After World War I, the British middle-class generally responded to realism and restraint in cinema while the working-class generally favored Hollywood genre movies. Thus realism carried connotations of education and high seriousness. These social and aesthetic distinctions have become running themes; Social Realism is now associated with the arthouse auteur, while mainstream Hollywood films are shown at the multiplex.
Producer Michael Balcon revived this distinction in the 1940s, referring to the British industry's rivalry with Hollywood in terms of "realism and tinsel." Balcon, the head of Ealing Studios, became a key figure in the emergence of a national cinema characterized by stoicism and verisimilitude. "Combining the objective temper and aesthetics of the documentary movement with the stars and resources of studio filmmaking, 1940s British cinema made a stirring appeal to a mass audience," noted critic Richard Armstrong.
Social Realism in cinema was reflecting Britain's transforming wartime society.
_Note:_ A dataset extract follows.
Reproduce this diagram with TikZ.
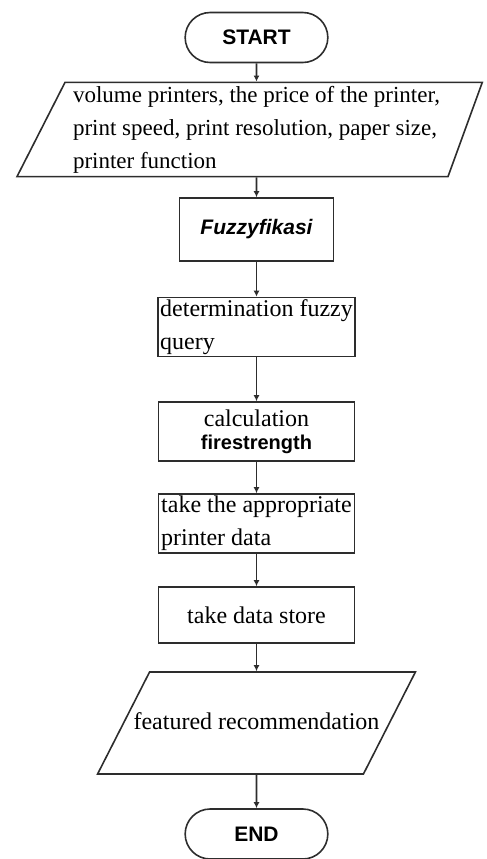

Women were working alongside men in the military and its munitions factories, challenging pre-assigned gender roles. Rationing, air raids and unprecedented state intervention in the life of the individual encouraged a more social philosophy and worldview.
A British New Wave movement emerged in the 1950s and 1960s. British auteurs like Karel Reisz, Tony Richardson, and John Schlesinger brought wide shots and plain speaking to stories of ordinary Britons negotiating postwar social structures. Relaxation of censorship enabled film makers to portray issues such as prostitution, abortion, homosexuality, and alienation. Characters included factory workers, office underlings, dissatisfied wives, pregnant girlfriends, runaways, the marginalized, the poor, and the depressed. "The New Wave protagonist was usually a working-class male without bearings in a society in which traditional industries and the cultures that went with them were in decline.
The main conventions for social realism are; the use of unknown actors, this makes it realistic as the actors could be anyone so it supports the social realism genre. Social class is also another convention as working class is dealt with like 'This Is England' directed by Shane Meadows. Generally the films are set in poorer run down areas but can be nice neighbourhood. Usually a social realism film deals with alcoholism, drugs, sex, poverty, homosexuality, violence and crime. Age is also important in the conventions of social realism as most films use teenagers from ages 13-20. 'Kidulthood', 'Kes', 'Sweet Sixteen' and 'This Is England' all have the protagonists between these ages.